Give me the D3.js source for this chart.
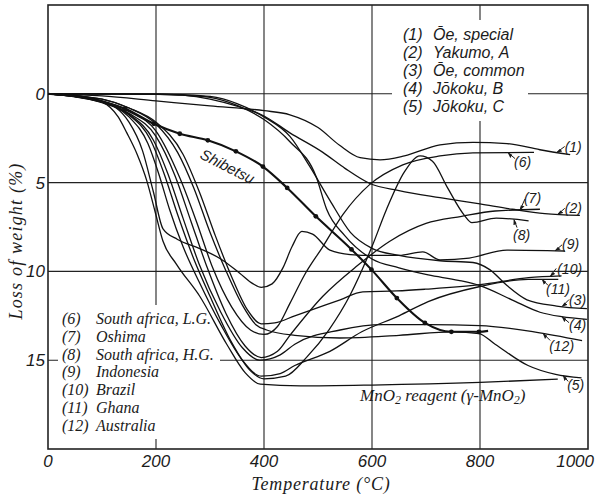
<!DOCTYPE html>
<html>
<head>
<meta charset="utf-8">
<script src="https://d3js.org/d3.v7.min.js"></script>
<style>
body { margin: 0; background: #fff; }
svg text { fill: #1b1b1b; }
</style>
</head>
<body>
<svg id="chart" width="595" height="495"></svg>
<script>
// values: [temperature (°C), loss of weight (%)]
const oeSpecial = [[0,0],[100,0.12],[200,0.4],[300,0.68],[400,0.95],[448,1.18],[500,1.9],[540,2.9],[578,3.6],[615,3.72],[660,3.5],[726,2.87],[787,2.73],[850,2.8],[911,3.15],[967,3.43]];
const yakumoA = [[0,0],[150,0],[200,0.02],[250,0.08],[300,0.3],[350,0.7],[400,1.25],[448,2.2],[509,3.3],[550,4.2],[596,5.05],[650,5.45],[726,5.85],[800,6.2],[860,6.5],[920,6.75],[985,6.85]];
const oeCommon = [[0,0],[200,0.02],[250,0.05],[300,0.15],[350,0.55],[400,1.3],[448,2.4],[485,4.1],[522,6.0],[560,7.8],[600,8.7],[650,9.1],[726,9.4],[787,9.5],[818,9.9],[850,10.8],[887,11.6],[942,11.95],[998,12.1]];
const jokokuB = [[0,0],[200,0.03],[250,0.08],[300,0.2],[350,0.65],[400,1.45],[448,2.7],[497,4.7],[516,6.5],[550,8.0],[600,9.3],[650,9.8],[704,10.2],[760,10.5],[800,10.8],[859,11.6],[911,12.3],[951,12.55],[998,12.7]];
const jokokuC = [[0,0],[100,0.3],[150,0.8],[200,1.7],[240,3.3],[270,5.3],[300,7.8],[330,10.0],[360,11.9],[385,13.0],[405,13.3],[457,13.6],[541,13.75],[650,13.6],[750,13.4],[798,13.5],[828,14.1],[889,15.3],[940,15.8],[988,16.0]];
const sAfricaLG = [[0,0],[100,0.4],[150,1.0],[200,2.1],[245,4.8],[275,7.2],[305,9.8],[340,12.0],[375,13.3],[400,13.55],[425,13.1],[448,11.8],[475,10.2],[509,8.6],[546,6.8],[596,5.1],[657,4.0],[726,3.5],[787,3.33],[900,3.3]];
const oshima = [[0,0],[100,0.45],[150,1.1],[200,2.4],[235,4.6],[265,7.2],[295,9.8],[330,12.4],[365,14.2],[395,14.85],[425,14.5],[448,13.6],[509,11.4],[572,9.7],[633,8.3],[700,7.3],[766,6.9],[828,6.6],[911,6.5]];
const sAfricaHG = [[0,0],[100,0.45],[150,1.2],[190,2.6],[215,4.5],[240,6.8],[270,9.3],[300,11.4],[340,14.0],[375,15.6],[400,16.05],[440,15.9],[480,14.8],[520,13.3],[560,11.3],[600,8.6],[627,6.5],[660,4.4],[689,3.5],[712,3.8],[740,5.3],[770,6.8],[785,7.25],[830,7.0],[890,7.15]];
const indonesia = [[0,0],[50,0.1],[100,0.4],[150,1.6],[175,3.2],[195,5.5],[213,7.6],[240,8.2],[280,8.7],[320,9.3],[355,10.1],[380,10.7],[395,10.9],[415,10.7],[435,9.8],[452,8.6],[470,7.75],[490,7.9],[522,8.8],[560,9.05],[602,9.1],[650,9.1],[694,8.9],[726,9.35],[780,9.25],[850,8.8],[957,8.85]];
const brazil = [[0,0],[100,0.3],[150,0.8],[200,1.6],[250,3.4],[280,5.5],[310,8.0],[340,10.3],[370,12.2],[395,12.95],[420,12.9],[457,12.5],[541,11.6],[583,11.15],[646,11.1],[700,11.0],[800,10.75],[890,10.35],[951,10.25]];
const ghana = [[0,0],[100,0.5],[150,1.3],[185,2.8],[205,4.5],[225,6.5],[250,8.6],[280,10.6],[320,13.0],[360,15.0],[395,15.9],[430,15.75],[457,15.3],[522,14.5],[581,13.4],[650,12.5],[704,11.7],[800,10.85],[889,10.45],[945,10.45]];
const australia = [[0,0],[100,0.45],[150,1.15],[195,2.6],[222,4.5],[250,7.0],[280,9.6],[320,12.3],[360,14.3],[392,15.0],[430,14.7],[457,14.1],[541,13.3],[620,13.0],[704,13.0],[800,13.05],[900,13.4],[989,13.9]];
const mno2Reagent = [[0,0],[50,0.1],[100,0.45],[130,1.3],[146,2.2],[165,3.4],[183,4.9],[198,6.6],[213,8.3],[238,9.6],[281,11.4],[331,14.1],[365,15.7],[393,16.35],[467,16.45],[600,16.4],[800,16.25],[944,16.07]];
const shibetsu = [[0,0],[50,0.15],[100,0.45],[143,0.84],[196,1.69],[244,2.25],[296,2.62],[348,3.24],[398,4.1],[443,5.3],[496,6.9],[562,8.76],[599,9.9],[646,11.5],[698,12.9],[747,13.4],[798,13.4],[815,13.35]];
const shibetsuDots = [143,196,244,296,348,398,443,496,562,599,646,698,747,798];

const numbered = [oeSpecial, yakumoA, oeCommon, jokokuB, jokokuC, sAfricaLG, oshima, sAfricaHG, indonesia, brazil, ghana, australia];
const numberLabels = ["(1)","(2)","(3)","(4)","(5)","(6)","(7)","(8)","(9)","(10)","(11)","(12)"];
const arrowAtT = [942,944,952,952,954,852,874,863,939,930,915,917];

const legendTop = ["Ōe, special","Yakumo, A","Ōe, common","Jōkoku, B","Jōkoku, C"];
const legendBottom = ["South africa, L.G.","Oshima","South africa, H.G.","Indonesia","Brazil","Ghana","Australia"];

const xTicks = [0,200,400,600,800,1000];
const yTicks = [0,5,10,15];

// label placement next to the arrow tips (pixels): [label dx, label dy, tail dx, tail dy]
const tagOffsets = [[8,0,8,-6],[7,-1,7,-6],[7,-2,7,-7],[7,13,7,6],[4,15,5,6],[6,14,7,6],[4,-7,5,-11],[-1,20,3,8],[7,-2,7,-6],[7,-2,6,-8],[4,15,6,6],[6,18,7,7]];

const svg = d3.select("#chart");
const x = d3.scaleLinear().domain([0,1000]).range([48,588]);
const y = d3.scaleLinear().domain([-5,20]).range([5,449]);

const sans = "'Liberation Sans', Arial, sans-serif";
const serif = "'Liberation Serif', 'Times New Roman', serif";

// holes in the grid where the legends sit
const defs = svg.append("defs");
const mask = defs.append("mask").attr("id","gridmask");
mask.append("rect").attr("width",595).attr("height",495).attr("fill","#fff");
mask.append("rect").attr("x",392).attr("y",20).attr("width",136).attr("height",101).attr("fill","#000");
mask.append("rect").attr("x",58).attr("y",305).attr("width",162).attr("height",134).attr("fill","#000");

defs.append("marker").attr("id","head")
  .attr("viewBox","0 -4 8 8").attr("refX",7).attr("refY",0)
  .attr("markerWidth",6).attr("markerHeight",6).attr("orient","auto")
  .append("path").attr("d","M0,-3.5L8,0L1,1.5Z").attr("fill","#1b1b1b");

const grid = svg.append("g").attr("mask","url(#gridmask)")
  .attr("stroke","#222").attr("stroke-width",1.1);
grid.selectAll(".vg").data(xTicks.slice(1,-1)).enter().append("line")
  .attr("x1",d => x(d)).attr("x2",d => x(d))
  .attr("y1",y(-5)).attr("y2",y(20));
grid.selectAll(".hg").data(yTicks).enter().append("line")
  .attr("x1",x(0)).attr("x2",x(1000))
  .attr("y1",d => y(d)).attr("y2",d => y(d));

svg.append("rect").attr("x",x(0)).attr("y",y(-5))
  .attr("width",x(1000)-x(0)).attr("height",y(20)-y(-5))
  .attr("fill","none").attr("stroke","#222").attr("stroke-width",1.6);

// tick labels
svg.selectAll(".xt").data(xTicks).enter().append("text")
  .attr("x",d => d === 1000 ? 594 : x(d))
  .attr("y",467)
  .attr("text-anchor",d => d === 1000 ? "end" : "middle")
  .style("font-family",sans).style("font-style","italic").style("font-size","17px")
  .text(d => d);
svg.selectAll(".yt").data(yTicks).enter().append("text")
  .attr("x",45).attr("y",d => y(d)+6)
  .attr("text-anchor","end")
  .style("font-family",sans).style("font-style","italic").style("font-size","17px")
  .text(d => d);

svg.append("text").attr("x",321).attr("y",490).attr("text-anchor","middle")
  .style("font-family",serif).style("font-style","italic").style("font-size","18px")
  .style("letter-spacing","0.8px")
  .text("Temperature  (°C)");
svg.append("text").attr("transform","translate(22,241) rotate(-90)").attr("text-anchor","middle")
  .style("font-family",serif).style("font-style","italic").style("font-size","18px")
  .style("letter-spacing","1.2px")
  .text("Loss  of  weight   (%)");

// curves
const line = d3.line().x(d => x(d[0])).y(d => y(d[1])).curve(d3.curveMonotoneX);
const curveG = svg.append("g").attr("fill","none").attr("stroke","#111");
curveG.selectAll(".c").data(numbered.concat([mno2Reagent])).enter().append("path")
  .attr("d",line).attr("stroke-width",1.3);
curveG.append("path").datum(shibetsu).attr("d",line).attr("stroke-width",2.1);

function lossAt(series, t) {
  for (let i = 1; i < series.length; i++) {
    if (series[i][0] >= t) {
      const a = series[i-1], b = series[i];
      return a[1] + (b[1]-a[1])*(t-a[0])/(b[0]-a[0]);
    }
  }
  return series[series.length-1][1];
}

svg.selectAll(".dot").data(shibetsuDots).enter().append("circle")
  .attr("cx",d => x(d)).attr("cy",d => y(lossAt(shibetsu,d)))
  .attr("r",2.4).attr("fill","#111");

svg.append("text")
  .attr("transform","translate(" + x(328) + "," + (y(lossAt(shibetsu,328))+24) + ") rotate(27)")
  .attr("text-anchor","middle")
  .style("font-family",sans).style("font-style","italic").style("font-size","15px")
  .text("Shibetsu");

const mText = svg.append("text").attr("x",x(578)).attr("y",y(16.4)+16)
  .style("font-family",serif).style("font-style","italic").style("font-size","17px");
mText.append("tspan").text("MnO");
mText.append("tspan").attr("dy",3).style("font-size","12px").text("2");
mText.append("tspan").attr("dy",-3).text(" reagent (γ-MnO");
mText.append("tspan").attr("dy",3).style("font-size","12px").text("2");
mText.append("tspan").attr("dy",-3).text(")");

// numbered tags with arrows at the right end of the curves
numbered.forEach(function(s, i) {
  const tx = x(arrowAtT[i]), ty = y(lossAt(s, arrowAtT[i]));
  const o = tagOffsets[i];
  svg.append("line").attr("x1",tx+o[2]).attr("y1",ty+o[3]).attr("x2",tx).attr("y2",ty)
    .attr("stroke","#1b1b1b").attr("stroke-width",1).attr("marker-end","url(#head)");
  svg.append("text").attr("x",tx+o[0]).attr("y",ty+o[1])
    .style("font-family",sans).style("font-style","italic").style("font-size","14px")
    .text(numberLabels[i]);
});

// legends
const topG = svg.append("g").style("font-family",sans).style("font-style","italic").style("font-size","16px");
legendTop.forEach(function(name, i) {
  topG.append("text").attr("x",403).attr("y",40+i*18).text(numberLabels[i]);
  topG.append("text").attr("x",433).attr("y",40+i*18).text(name);
});
const botG = svg.append("g").style("font-family",serif).style("font-style","italic").style("font-size","16px");
legendBottom.forEach(function(name, i) {
  botG.append("text").attr("x",62).attr("y",324+i*17.8).text(numberLabels[i+5]);
  botG.append("text").attr("x",96).attr("y",324+i*17.8).text(name);
});
</script>
</body>
</html>
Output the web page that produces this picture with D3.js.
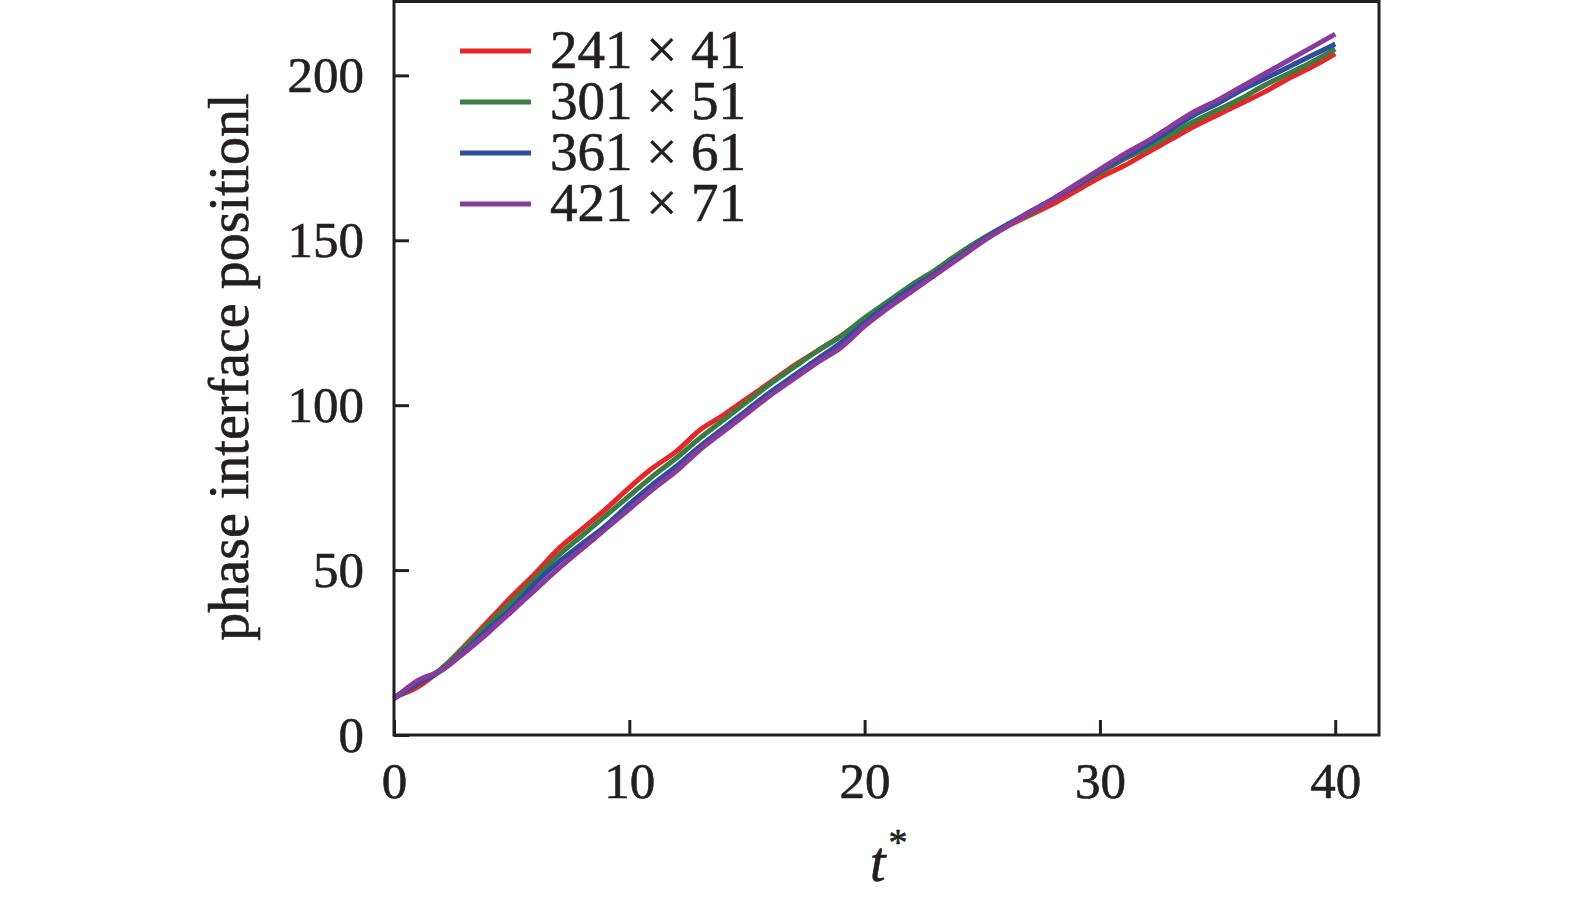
<!DOCTYPE html>
<html>
<head>
<meta charset="utf-8">
<script src="https://cdn.jsdelivr.net/npm/d3@7"></script>
<style>
  html, body { margin: 0; padding: 0; background: #fff; }
  svg { display: block; }
  text { font-family: "Liberation Serif", "Times New Roman", serif; fill: #231f20; stroke: #231f20; stroke-width: 0.6px; }
</style>
</head>
<body>
<svg id="chart" width="1575" height="900"></svg>
<script>
// ---- data ----
const tValues = d3.range(0, 41); // t* = 0..40
const seriesNames = ["241 \u00d7 41", "301 \u00d7 51", "361 \u00d7 61", "421 \u00d7 71"];
const seriesColors = ["#e5262b", "#3b7d3e", "#2f4d9e", "#8a3a9b"];
const red241 = [11.5,14.5,20,27,34.5,42,49,56.5,62.5,68.5,75,81,86,92.5,97,102,107,112,116.5,121,126,131,136,140.5,145.5,150,154,157.5,161,165,169,172.5,176.5,180.5,184.5,188,191.5,195,199,202.5,206.5];
const green301 = [11.5,15.5,20,26.5,33.5,40.5,47.5,54.5,60.5,66.5,72.5,78.5,84,90,95.5,101,106.5,111.5,116.5,121,126.5,131.5,136.5,141,146,150.5,154.5,158,162.5,166.5,170.5,174.5,178,182,186,189.5,193,197,200.5,204,208];
const blue361 = [11,15.5,19.5,25.5,32,38.5,46,52.5,58,63.5,70,76,81.5,87.5,93,98.5,104,109,114,119,125,130.5,135.5,140,145,150,154.5,158.5,162.5,166.5,171,175,179,183.5,188,191.5,195.5,199,202.5,206,209.5];
const purple421 = [11,16.5,19.5,25,31,37.5,44,50.5,56.5,62.5,68.5,74.5,80,86.5,92,97.5,103,108,113,117.5,124,129.5,134.5,139.5,144.5,149.5,154,158.5,162.5,167,171.5,176,180,184.5,189,192.5,196.5,200.5,204.5,208.5,212.5];
const seriesValues = [red241, green301, blue361, purple421];
const xTicks = [0, 10, 20, 30, 40];
const yTicks = [0, 50, 100, 150, 200];
const xLabel = "t";
const yLabel = "phase interface positionl";

// ---- layout ----
const svg = d3.select("#chart");
const mLeft = 394, mRight = 1379, mTop = 1.5, mBottom = 735;
const x = d3.scaleLinear().domain([0, 41.86]).range([mLeft, mRight]);
const y = d3.scaleLinear().domain([0, 222.4]).range([mBottom, mTop]);
const ink = "#231f20";
const tickFont = 51;
const labelFont = 56;
const legendFont = 55;

// lines
const line = d3.line().x((d, i) => x(tValues[i])).y(d => y(d)).curve(d3.curveMonotoneX);
seriesValues.forEach((vals, k) => {
  svg.append("path")
    .datum(vals)
    .attr("d", line)
    .attr("fill", "none")
    .attr("stroke", seriesColors[k])
    .attr("stroke-width", 5)
    .attr("stroke-linejoin", "round")
    .attr("stroke-linecap", "butt");
});

// frame
svg.append("rect")
  .attr("x", mLeft).attr("y", mTop)
  .attr("width", mRight - mLeft).attr("height", mBottom - mTop)
  .attr("fill", "none").attr("stroke", ink).attr("stroke-width", 3);

// x axis ticks (inward)
const xAxis = d3.axisBottom(x).tickValues(xTicks).tickSize(-15).tickPadding(27).tickFormat(d3.format("d"));
const gx = svg.append("g").attr("transform", `translate(0,${mBottom})`).call(xAxis);
gx.select(".domain").remove();
gx.selectAll(".tick line").attr("stroke", ink).attr("stroke-width", 3);
gx.selectAll(".tick text")
  .attr("font-size", tickFont).attr("fill", ink)
  .attr("font-family", "Liberation Serif, serif")
  .attr("dy", "0.71em");

// y axis ticks (inward)
const yAxis = d3.axisLeft(y).tickValues(yTicks).tickSize(-15).tickPadding(30).tickFormat(d3.format("d"));
const gy = svg.append("g").attr("transform", `translate(${mLeft},0)`).call(yAxis);
gy.select(".domain").remove();
gy.selectAll(".tick line").attr("stroke", ink).attr("stroke-width", 3);
gy.selectAll(".tick text")
  .attr("font-size", tickFont).attr("fill", ink)
  .attr("font-family", "Liberation Serif, serif");

// axis labels
svg.append("text")
  .attr("transform", "translate(248,367) rotate(-90)")
  .attr("text-anchor", "middle")
  .attr("font-size", labelFont)
  .text(yLabel);

const xl = svg.append("text")
  .attr("x", 870).attr("y", 881)
  .attr("font-size", labelFont);
xl.append("tspan").attr("font-style", "italic").text(xLabel);
xl.append("tspan").attr("font-size", 38).attr("dx", 3).attr("dy", -26).text("*");

// legend
const legendRows = [51, 102, 153, 204];
seriesNames.forEach((name, k) => {
  svg.append("line")
    .attr("x1", 460).attr("x2", 531)
    .attr("y1", legendRows[k]).attr("y2", legendRows[k])
    .attr("stroke", seriesColors[k]).attr("stroke-width", 5);
  svg.append("text")
    .attr("x", 550).attr("y", legendRows[k] + 17)
    .attr("font-size", legendFont)
    .text(name);
});
</script>
</body>
</html>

━━━━━━━━

WHAT IS BEING ASKED –
Go over the data above and copy every line that has the word "this" in it.

OUTPUT OF THE TASK –
Give me the D3.js source for this chart.
Output the web page that produces this picture with D3.js.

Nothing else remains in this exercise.